Este fenómeno no debería sorprender. Desde el siglo XVII, se han producido al menos cuatro intentos de proclamación de una república catalana, interclasistas pero con fuerte apoyo popular. Estas iniciativas, frustradas por la violencia o por la incomprensión estatal, hunden sus raíces en un sinnúmero de luchas populares contra el absolutismo monárquico similares a la emprendida por los comuneros castellanos o por el campesinado andaluz. No en vano el Manifiesto andalucista, aparecido en Córdoba el 1 de enero de 1919, señalaba que: “en todas las regiones o nacionalidades peninsulares se observa un incontrastable movimiento de repulsión hacia el Estado centralista. Ya no vale resguardar sus miserables intereses con el santo escudo de la solidaridad o unidad, que dicen nacional. Aún las regiones que más aman la solidaridad, como sucede a Andalucía, van dándose cuenta de que los verdaderos separatistas son ellos: los que esparcen recelos con relación a pueblos vivos, como Cataluña y Vasconia, por el delito horrendo de querer regir por sí sus peculiares intereses”. A pesar del franquismo, de la segunda restauración borbónica y del estallido de la crisis de 2008, esta memoria anticentralista y democratizadora está lejos de haber desaparecido, y se expresa en las múltiples iniciativas confederadas que todavía hoy unen movimientos sociales de diferentes rincones del Estado. El reciente manifiesto de activistas y personalidades gallegas solidarias con el ejercicio del derecho a decidir en Catalunya da buena cuenta de ello.

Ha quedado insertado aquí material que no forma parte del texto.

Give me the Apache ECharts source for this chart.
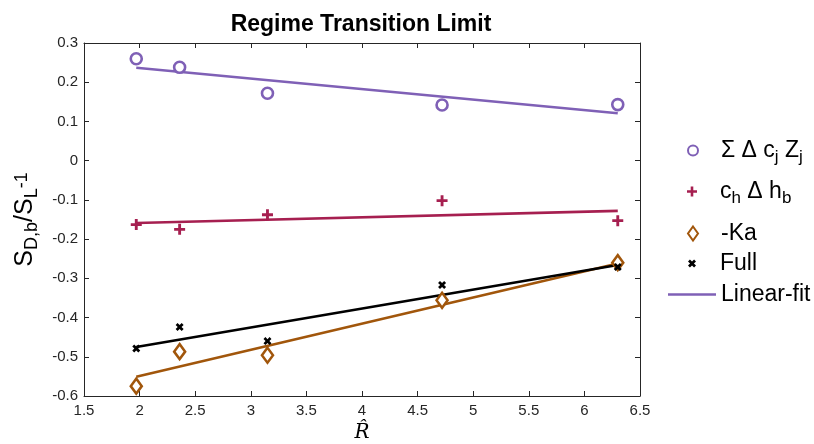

En el largo plazo, en realidad, son las élites europeas, españolas y catalanas, y no los movimientos sociales o las clases populares, quienes más pueden perder con lo que está ocurriendo. Las declaraciones anti-independentistas de Rajoy, Rubalcaba y Durao Barroso, pero también de Durán i Lleida y de un sector del gran empresariado catalán, expresan ese temor. Al fin y al cabo, el cerco del Congreso del 25-O, la huelga general del 14-N y la consulta catalana forman parte de un mismo proceso de desestabilización de un régimen constitucional agotado y rendido a las exigencias de la troika y de los grandes poderes financieros.

Hace un siglo atrás, el dirigente anarcosindical Salvador Seguí, conocido como el Noi del Sucre, sostenía que era más probable que la oposición a la independencia de Catalunya viniera “de los capitalistas de Foment del Treball” que de los propios trabajadores, que no tendrían con ella “nada que perder” y sí “mucho por ganar”. Adaptada a los tiempos, aquella sentencia no ha perdido vigencia. De ahí que el derecho a decidir deba verse, más que como una iniciativa disolvente, como una oportunidad y un acicate para la democratización radical de España y de Europa.